Die Rechtsanwälte in der DDR waren im Durchschnitt nicht mutiger als andere Bürgerinnen und Bürger auch. Jede einseitige und undifferenzierte Betrachtung hilft hier nicht weiter. Es gab solche, die ihre Spielräume nicht nutzten, solche, die die Spielräume ausnutzten, und auch solche, die sie überreizten, mit entsprechenden Folgen. Letzteres disziplinierte wiederum die anderen. Aber in den gesamten Jahren fand auch eine Auseinandersetzung zum Recht auf Verteidigung zu den entsprechenden Spielräumen und zu der Frage statt, welche Strafverfahren berechtigt sind und welche nicht. Die Diskussionen haben sich im Laufe der Jahre und Jahrzehnte verschoben. Daß die Bedingungen auch für Anwälte leichter wurden, hatte sehr viel mit der Entspannungspolitik und daher damit zu tun, daß auch für die Partei- und Staatsführung die Schere zwischen Außen- und Innenpolitik nicht immer größer werden konnte. Das generelle Mißtrauen gegen Anwälte blieb, wie allein der Umstand belegt, daß sie von hohen und höheren Partei- und Staatsfunktionen einschließlich einer Mitgliedschaft in der Volkskammer ausgeschlossen blieben. Ob es im nachhinein betrachtet ausreicht, das Mögliche getan zu haben, wird der Beurteilung in der Zukunft unterliegen. Aber nicht wenige Anwälte haben genau das versucht. Das macht sie weder zu Helden noch zu Oppositionellen oder Dissidenten, aber eben auch nicht zu Claqueuren. Gregor Gysi, Berlin

Gysi hat, nach Rücksprache mit der SED-Bezirksleitung von Berlin, zweimal Mandate nicht übernommen. Auf einen Fall, den des Schriftstellers Joachim Seyppel, sei hier verwiesen, da er ihn selbst publiziert hat. Ich habe nicht gesagt, daß es Interventionen von Anwälten, zum Beispiel von Dr. Gysi, zugunsten ihrer Mandanten bei der SED nicht gegeben hat, ich sage, daß über sie nichts bekannt ist. Kein Wunder, denn ein Anwalt geriet, wenn er SED-Mitglied war, bei solchen Verhandlungen in eine prekäre Lage. Immerhin gab es den demokratischen Zentralismus.

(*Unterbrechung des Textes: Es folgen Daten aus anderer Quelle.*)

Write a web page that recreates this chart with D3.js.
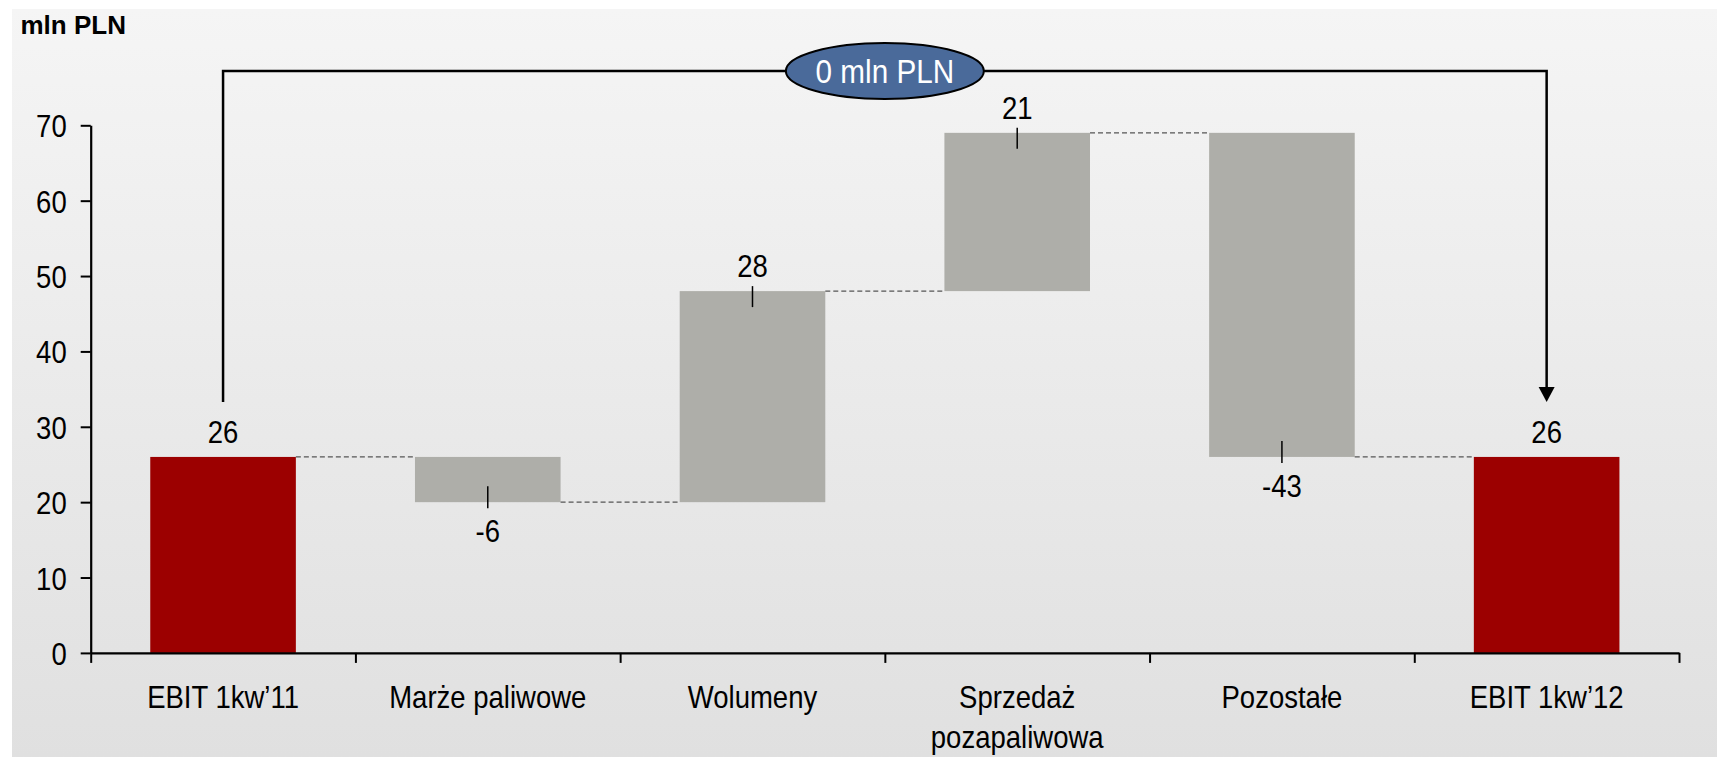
<!DOCTYPE html>
<html>
<head>
<meta charset="utf-8">
<script src="https://cdn.jsdelivr.net/npm/d3@7"></script>
<style>
  html, body { margin: 0; padding: 0; background: #ffffff; }
  svg { display: block; }
  text { font-family: "Liberation Sans", Arial, sans-serif; fill: #000; }
</style>
</head>
<body>
<svg id="chart" width="1717" height="757"></svg>
<script>
// ---- data ----
const categories = ["EBIT 1kw’11", "Marże paliwowe", "Wolumeny", "Sprzedaż\npozapaliwowa", "Pozostałe", "EBIT 1kw’12"];
const values = [26, -6, 28, 21, -43, 26];
const barTypes = ["total", "delta", "delta", "delta", "delta", "total"];
const yTicks = [0, 10, 20, 30, 40, 50, 60, 70];
const unitLabel = "mln PLN";
const changeLabel = "0 mln PLN";

// ---- layout ----
const W = 1717, H = 757;
const x0 = 90.7, x1 = 1679, yBase = 652.9, yTop = 125.3;
const SX = 0.86; // horizontal text compression
const FS = "32px";
const svg = d3.select("#chart");

// background gradient
const defs = svg.append("defs");
const grad = defs.append("linearGradient").attr("id", "bg").attr("x1", 0).attr("y1", 0).attr("x2", 0).attr("y2", 1);
grad.append("stop").attr("offset", "0%").attr("stop-color", "#f5f5f5");
grad.append("stop").attr("offset", "100%").attr("stop-color", "#e0e0e0");
svg.append("rect").attr("x", 12).attr("y", 9).attr("width", W - 12).attr("height", H - 9).attr("fill", "url(#bg)");

const x = d3.scaleBand().domain(d3.range(categories.length)).range([x0, x1]).paddingInner(0.45).paddingOuter(0.225);
const y = d3.scaleLinear().domain([0, 70]).range([yBase, yTop]);

// compute waterfall
let cum = 0;
const bars = values.map((v, i) => {
  let lo, hi;
  if (barTypes[i] === "total") { lo = 0; hi = v; cum = v; }
  else { const s = cum; cum = s + v; lo = Math.min(s, cum); hi = Math.max(s, cum); }
  return { i, v, lo, hi, end: cum, type: barTypes[i] };
});

// bars
svg.append("g").selectAll("rect").data(bars).join("rect")
  .attr("x", d => x(d.i))
  .attr("width", x.bandwidth())
  .attr("y", d => y(d.hi))
  .attr("height", d => y(d.lo) - y(d.hi))
  .attr("fill", d => d.type === "total" ? "#9c0000" : "#aeaea9");

// dashed connectors
svg.append("g").selectAll("line").data(bars.slice(0, -1)).join("line")
  .attr("x1", d => x(d.i) + x.bandwidth())
  .attr("x2", d => x(d.i + 1))
  .attr("y1", d => y(d.end))
  .attr("y2", d => y(d.end))
  .attr("stroke", "#555")
  .attr("stroke-width", 1.3)
  .attr("stroke-dasharray", "5,3");

// y axis
const yAxis = svg.append("g").attr("transform", `translate(${x0},0)`)
  .call(d3.axisLeft(y).tickValues(yTicks).tickSize(10).tickSizeOuter(0).tickFormat(d3.format("d")));
yAxis.select(".domain").attr("stroke", "#000").attr("stroke-width", 2.2);
yAxis.selectAll(".tick line").attr("stroke", "#000").attr("stroke-width", 2);
yAxis.selectAll(".tick text")
  .attr("x", null).attr("dy", null)
  .attr("transform", "translate(-24,11.5) scale(" + SX + ",1)")
  .attr("text-anchor", "end")
  .style("font-size", FS)
  .style("font-family", "'Liberation Sans', Arial, sans-serif")
  .attr("fill", "#000");

// x axis (band boundaries)
const xb = d3.scaleLinear().domain([0, categories.length]).range([x0, x1]);
const xAxis = svg.append("g").attr("transform", `translate(0,${yBase})`)
  .call(d3.axisBottom(xb).tickValues(d3.range(categories.length + 1)).tickSize(10).tickSizeOuter(0).tickFormat(""));
xAxis.select(".domain").attr("stroke", "#000").attr("stroke-width", 2.2);
xAxis.selectAll(".tick line").attr("stroke", "#000").attr("stroke-width", 2);

// category labels
const catG = svg.append("g");
categories.forEach((c, i) => {
  const cx = x(i) + x.bandwidth() / 2;
  c.split("\n").forEach((line, k) => {
    catG.append("text")
      .attr("transform", `translate(${cx},${708 + k * 39.5}) scale(${SX},1)`)
      .attr("text-anchor", "middle")
      .style("font-size", FS)
      .text(line);
  });
});

// data labels
const lblG = svg.append("g");
bars.forEach(d => {
  const cx = x(d.i) + x.bandwidth() / 2;
  const label = d.v > 0 ? String(d.v) : "-" + Math.abs(d.v);
  if (d.v >= 0) {
    const t = y(d.hi);
    lblG.append("text")
      .attr("transform", `translate(${cx},${t - 14}) scale(${SX},1)`)
      .attr("text-anchor", "middle").style("font-size", FS).text(label);
    if (d.type === "delta") {
      lblG.append("line").attr("x1", cx).attr("x2", cx).attr("y1", t - 5).attr("y2", t + 16)
        .attr("stroke", "#000").attr("stroke-width", 1.5);
    }
  } else {
    const b = y(d.lo);
    lblG.append("text")
      .attr("transform", `translate(${cx},${b + 40}) scale(${SX},1)`)
      .attr("text-anchor", "middle").style("font-size", FS).text(label);
    lblG.append("line").attr("x1", cx).attr("x2", cx).attr("y1", b - 16).attr("y2", b + 6)
      .attr("stroke", "#000").attr("stroke-width", 1.5);
  }
});

// bracket with arrow
const first = bars[0], last = bars[bars.length - 1];
const bxL = x(first.i) + x.bandwidth() / 2;
const bxR = x(last.i) + x.bandwidth() / 2;
const bY = 71;
const startY = y(first.hi) - 55;
const tipY = y(last.hi) - 55;
svg.append("path")
  .attr("d", `M${bxL},${startY} V${bY} H${bxR} V${tipY - 14}`)
  .attr("fill", "none").attr("stroke", "#000").attr("stroke-width", 2.5);
svg.append("path")
  .attr("d", `M${bxR - 8},${tipY - 15} L${bxR + 8},${tipY - 15} L${bxR},${tipY} Z`)
  .attr("fill", "#000");

// ellipse label
const ex = (bxL + bxR) / 2;
svg.append("ellipse").attr("cx", ex).attr("cy", bY).attr("rx", 99).attr("ry", 28)
  .attr("fill", "#4a6a9a").attr("stroke", "#000").attr("stroke-width", 2);
svg.append("text")
  .attr("transform", `translate(${ex},${bY + 12}) scale(0.9,1)`)
  .attr("text-anchor", "middle")
  .style("font-size", "33px")
  .style("fill", "#ffffff")
  .text(changeLabel);

// unit label
svg.append("text")
  .attr("x", 20.5).attr("y", 34)
  .style("font-size", "26px").style("font-weight", "bold")
  .text(unitLabel);
</script>
</body>
</html>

Dr. Gysi meint, ich habe sein Verhalten gegenüber der Familie Henrich tendenziös wiedergegeben. Nach wie vor bin ich der Meinung, daß er, statt über die zunehmende Milde der Repressionsorgane in der DDR zu räsonieren, gegenüber der Familie Henrich ein Wörtchen der Solidarität hätte fallen lassen können.

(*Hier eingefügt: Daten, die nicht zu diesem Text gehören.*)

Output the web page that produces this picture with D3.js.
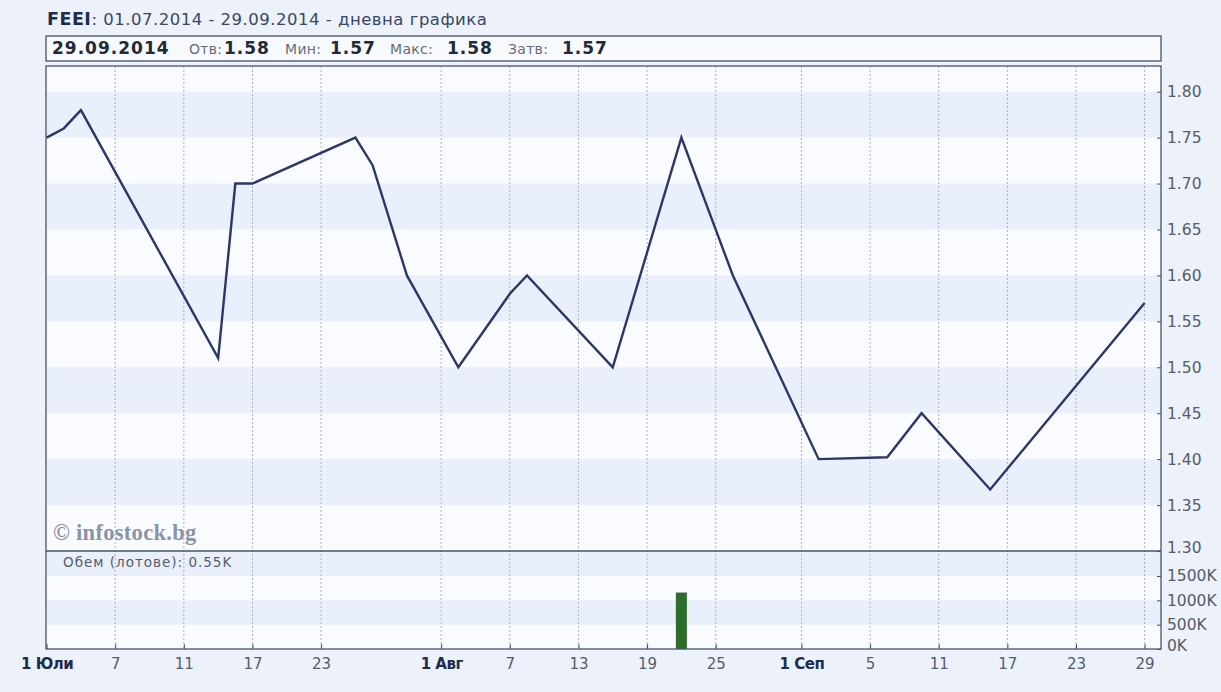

Ich will Dr. Gysis These über die Erweiterung anwaltschaftlicher Möglichkeiten in den 70er und 80er Jahren nicht widersprechen, nehme allerdings den gesamten, um die „Machtfrage“ zentrierten Bereich des politischen Strafrechts ausdrücklich aus. Sein Hinweis, in der DDR habe es „solche“ und „solche“ Anwälte gegeben, sie seien nicht mutiger oder feiger gewesen als der Rest der Bevölkerung, schmeckt nach Apologie.

Ich sprach nicht nur mit ehemals oppositionellen Anwälten. Um ein Gespräch mit Dr. Gysi habe ich nicht gebeten, weil unvermeidlich der Komplex „IM Notar“ ins Zentrum gerückt und für den Zweck meiner Recherche nichts gewonnen worden wäre. Das war vielleicht ein Fehler. C.S.